# start of Stored data
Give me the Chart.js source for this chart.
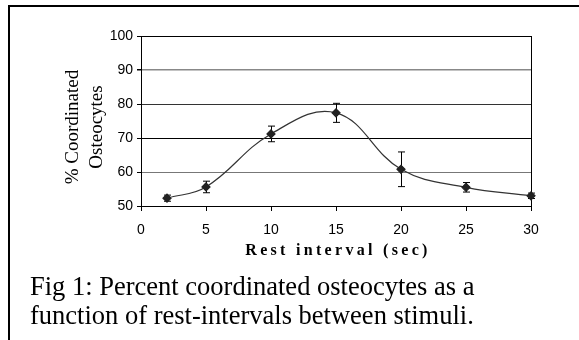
<!DOCTYPE html>
<html>
<head>
<meta charset="utf-8">
<script src="https://cdn.jsdelivr.net/npm/chart.js@4"></script>
<style>
  html, body { margin: 0; padding: 0; background: #fff; }
  #wrap { position: relative; width: 579px; height: 340px; overflow: hidden; }
  #frame { position: absolute; left: 8px; top: 5px; right: 0; bottom: -4px;
           border-left: 2px solid #000; border-top: 2px solid #000; }
  canvas { position: absolute; left: 0; top: 0; }
  .cap { position: absolute; left: 30px; font: 26.5px "Liberation Serif", "Times New Roman", serif;
         line-height: 29px; color: #000; white-space: nowrap; }
</style>
</head>
<body>
<div id="wrap">
  <div id="frame"></div>
  <canvas id="chart" width="579" height="340"></canvas>
  <div class="cap" style="top:272px">Fig 1: Percent coordinated osteocytes as a</div>
  <div class="cap" style="top:301px">function of rest-intervals between stimuli.</div>
</div>
<script>
// ========================
// DATA
// ========================
const restIntervals = [2, 5, 10, 15, 20, 25, 30];
const coordinated = [52.3, 55.6, 71.2, 77.4, 60.8, 55.5, 53.0];
const errors = [0.9, 1.7, 2.3, 2.8, 5.1, 1.4, 0.8];
const xTicks = [0, 5, 10, 15, 20, 25, 30];
const yTicks = [50, 60, 70, 80, 90, 100];
const xTitle = "Rest interval (sec)";
const yTitle = ["% Coordinated", "Osteocytes"];

// grid colours per y value (the original has uneven greys)
const gridShade = { 50: "#000", 60: "#777", 70: "#000", 80: "#333", 90: "#888", 100: "#000" };
const gridWidth = { 90: 1.5 };

// ========================
// ERROR BARS + TITLES
// ========================
const errorBars = {
  id: "errorBars",
  beforeDatasetsDraw(chart) {
    const { ctx, scales } = chart;
    ctx.save();
    ctx.strokeStyle = "#000";
    ctx.lineWidth = 1;
    restIntervals.forEach((xv, i) => {
      const px = Math.round(scales.x.getPixelForValue(xv)) + 0.5;
      const top = scales.y.getPixelForValue(coordinated[i] + errors[i]);
      const bot = scales.y.getPixelForValue(coordinated[i] - errors[i]);
      ctx.beginPath();
      ctx.moveTo(px, top); ctx.lineTo(px, bot);
      ctx.moveTo(px - 3.5, top); ctx.lineTo(px + 3.5, top);
      ctx.moveTo(px - 3.5, bot); ctx.lineTo(px + 3.5, bot);
      ctx.stroke();
    });
    ctx.restore();
  }
};

const axisTitles = {
  id: "axisTitles",
  afterDraw(chart) {
    const { ctx, chartArea } = chart;
    ctx.save();
    ctx.fillStyle = "#000";
    // x title, spaced letters
    ctx.font = "bold 16px 'Liberation Serif', 'Times New Roman', serif";
    ctx.letterSpacing = "3.3px";
    ctx.textAlign = "center";
    ctx.textBaseline = "alphabetic";
    ctx.fillText(xTitle, (chartArea.left + chartArea.right) / 2 + 2, chartArea.bottom + 49);
    // y title, two rotated lines
    ctx.letterSpacing = "0px";
    ctx.font = "19px 'Liberation Serif', 'Times New Roman', serif";
    ctx.textBaseline = "middle";
    const cy = (chartArea.top + chartArea.bottom) / 2 + 6;
    [73, 97].forEach((cx, i) => {
      ctx.save();
      ctx.translate(cx, cy);
      ctx.rotate(-Math.PI / 2);
      ctx.fillText(yTitle[i], 0, 0);
      ctx.restore();
    });
    ctx.restore();
  }
};

// ========================
// CHART
// ========================
new Chart(document.getElementById("chart"), {
  type: "line",
  data: {
    datasets: [{
      data: restIntervals.map((x, i) => ({ x, y: coordinated[i] })),
      borderColor: "#333",
      borderWidth: 1.2,
      tension: 0.4,
      pointStyle: "rectRot",
      pointRadius: 4,
      pointBackgroundColor: "#222",
      pointBorderColor: "#222",
      clip: false,
    }],
  },
  options: {
    responsive: false,
    animation: false,
    layout: { padding: { top: 36, right: 48, left: 0, bottom: 0 } },
    plugins: { legend: { display: false }, tooltip: { enabled: false } },
    scales: {
      x: {
        type: "linear",
        min: xTicks[0],
        max: xTicks[xTicks.length - 1],
        afterBuildTicks: (s) => { s.ticks = xTicks.map((v) => ({ value: v })); },
        afterFit: (s) => { s.height = 134; },
        ticks: { color: "#000", font: { family: "'Liberation Sans', Arial", size: 14 }, padding: 11 },
        grid: {
          color: (c) => (c.tick && c.tick.value === 30 ? "#000" : "rgba(0,0,0,0)"),
          tickColor: "#000",
          tickLength: 5,
        },
        border: { color: "#000", width: 1 },
      },
      y: {
        min: yTicks[0],
        max: yTicks[yTicks.length - 1],
        afterBuildTicks: (s) => { s.ticks = yTicks.map((v) => ({ value: v })); },
        afterFit: (s) => { s.width = 141; },
        ticks: { color: "#000", font: { family: "'Liberation Sans', Arial", size: 14 }, padding: 4 },
        grid: {
          color: (c) => (c.tick ? gridShade[c.tick.value] || "#000" : "#000"),
          lineWidth: (c) => (c.tick ? gridWidth[c.tick.value] || 1 : 1),
          tickColor: "#000",
          tickLength: 4,
        },
        border: { color: "#000", width: 1 },
      },
    },
  },
  plugins: [errorBars, axisTitles],
});
</script>
</body>
</html>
# end of Stored data
# What is asked:
Without including any pictures, reproduce the listing exactly.

# The output:
Give me the Chart.js source for this chart.
<!DOCTYPE html>
<html>
<head>
<meta charset="utf-8">
<script src="https://cdn.jsdelivr.net/npm/chart.js@4"></script>
<style>
  html, body { margin: 0; padding: 0; background: #fff; }
  #wrap { position: relative; width: 579px; height: 340px; overflow: hidden; }
  #frame { position: absolute; left: 8px; top: 5px; right: 0; bottom: -4px;
           border-left: 2px solid #000; border-top: 2px solid #000; }
  canvas { position: absolute; left: 0; top: 0; }
  .cap { position: absolute; left: 30px; font: 26.5px "Liberation Serif", "Times New Roman", serif;
         line-height: 29px; color: #000; white-space: nowrap; }
</style>
</head>
<body>
<div id="wrap">
  <div id="frame"></div>
  <canvas id="chart" width="579" height="340"></canvas>
  <div class="cap" style="top:272px">Fig 1: Percent coordinated osteocytes as a</div>
  <div class="cap" style="top:301px">function of rest-intervals between stimuli.</div>
</div>
<script>
// ========================
// DATA
// ========================
const restIntervals = [2, 5, 10, 15, 20, 25, 30];
const coordinated = [52.3, 55.6, 71.2, 77.4, 60.8, 55.5, 53.0];
const errors = [0.9, 1.7, 2.3, 2.8, 5.1, 1.4, 0.8];
const xTicks = [0, 5, 10, 15, 20, 25, 30];
const yTicks = [50, 60, 70, 80, 90, 100];
const xTitle = "Rest interval (sec)";
const yTitle = ["% Coordinated", "Osteocytes"];

// grid colours per y value (the original has uneven greys)
const gridShade = { 50: "#000", 60: "#777", 70: "#000", 80: "#333", 90: "#888", 100: "#000" };
const gridWidth = { 90: 1.5 };

// ========================
// ERROR BARS + TITLES
// ========================
const errorBars = {
  id: "errorBars",
  beforeDatasetsDraw(chart) {
    const { ctx, scales } = chart;
    ctx.save();
    ctx.strokeStyle = "#000";
    ctx.lineWidth = 1;
    restIntervals.forEach((xv, i) => {
      const px = Math.round(scales.x.getPixelForValue(xv)) + 0.5;
      const top = scales.y.getPixelForValue(coordinated[i] + errors[i]);
      const bot = scales.y.getPixelForValue(coordinated[i] - errors[i]);
      ctx.beginPath();
      ctx.moveTo(px, top); ctx.lineTo(px, bot);
      ctx.moveTo(px - 3.5, top); ctx.lineTo(px + 3.5, top);
      ctx.moveTo(px - 3.5, bot); ctx.lineTo(px + 3.5, bot);
      ctx.stroke();
    });
    ctx.restore();
  }
};

const axisTitles = {
  id: "axisTitles",
  afterDraw(chart) {
    const { ctx, chartArea } = chart;
    ctx.save();
    ctx.fillStyle = "#000";
    // x title, spaced letters
    ctx.font = "bold 16px 'Liberation Serif', 'Times New Roman', serif";
    ctx.letterSpacing = "3.3px";
    ctx.textAlign = "center";
    ctx.textBaseline = "alphabetic";
    ctx.fillText(xTitle, (chartArea.left + chartArea.right) / 2 + 2, chartArea.bottom + 49);
    // y title, two rotated lines
    ctx.letterSpacing = "0px";
    ctx.font = "19px 'Liberation Serif', 'Times New Roman', serif";
    ctx.textBaseline = "middle";
    const cy = (chartArea.top + chartArea.bottom) / 2 + 6;
    [73, 97].forEach((cx, i) => {
      ctx.save();
      ctx.translate(cx, cy);
      ctx.rotate(-Math.PI / 2);
      ctx.fillText(yTitle[i], 0, 0);
      ctx.restore();
    });
    ctx.restore();
  }
};

// ========================
// CHART
// ========================
new Chart(document.getElementById("chart"), {
  type: "line",
  data: {
    datasets: [{
      data: restIntervals.map((x, i) => ({ x, y: coordinated[i] })),
      borderColor: "#333",
      borderWidth: 1.2,
      tension: 0.4,
      pointStyle: "rectRot",
      pointRadius: 4,
      pointBackgroundColor: "#222",
      pointBorderColor: "#222",
      clip: false,
    }],
  },
  options: {
    responsive: false,
    animation: false,
    layout: { padding: { top: 36, right: 48, left: 0, bottom: 0 } },
    plugins: { legend: { display: false }, tooltip: { enabled: false } },
    scales: {
      x: {
        type: "linear",
        min: xTicks[0],
        max: xTicks[xTicks.length - 1],
        afterBuildTicks: (s) => { s.ticks = xTicks.map((v) => ({ value: v })); },
        afterFit: (s) => { s.height = 134; },
        ticks: { color: "#000", font: { family: "'Liberation Sans', Arial", size: 14 }, padding: 11 },
        grid: {
          color: (c) => (c.tick && c.tick.value === 30 ? "#000" : "rgba(0,0,0,0)"),
          tickColor: "#000",
          tickLength: 5,
        },
        border: { color: "#000", width: 1 },
      },
      y: {
        min: yTicks[0],
        max: yTicks[yTicks.length - 1],
        afterBuildTicks: (s) => { s.ticks = yTicks.map((v) => ({ value: v })); },
        afterFit: (s) => { s.width = 141; },
        ticks: { color: "#000", font: { family: "'Liberation Sans', Arial", size: 14 }, padding: 4 },
        grid: {
          color: (c) => (c.tick ? gridShade[c.tick.value] || "#000" : "#000"),
          lineWidth: (c) => (c.tick ? gridWidth[c.tick.value] || 1 : 1),
          tickColor: "#000",
          tickLength: 4,
        },
        border: { color: "#000", width: 1 },
      },
    },
  },
  plugins: [errorBars, axisTitles],
});
</script>
</body>
</html>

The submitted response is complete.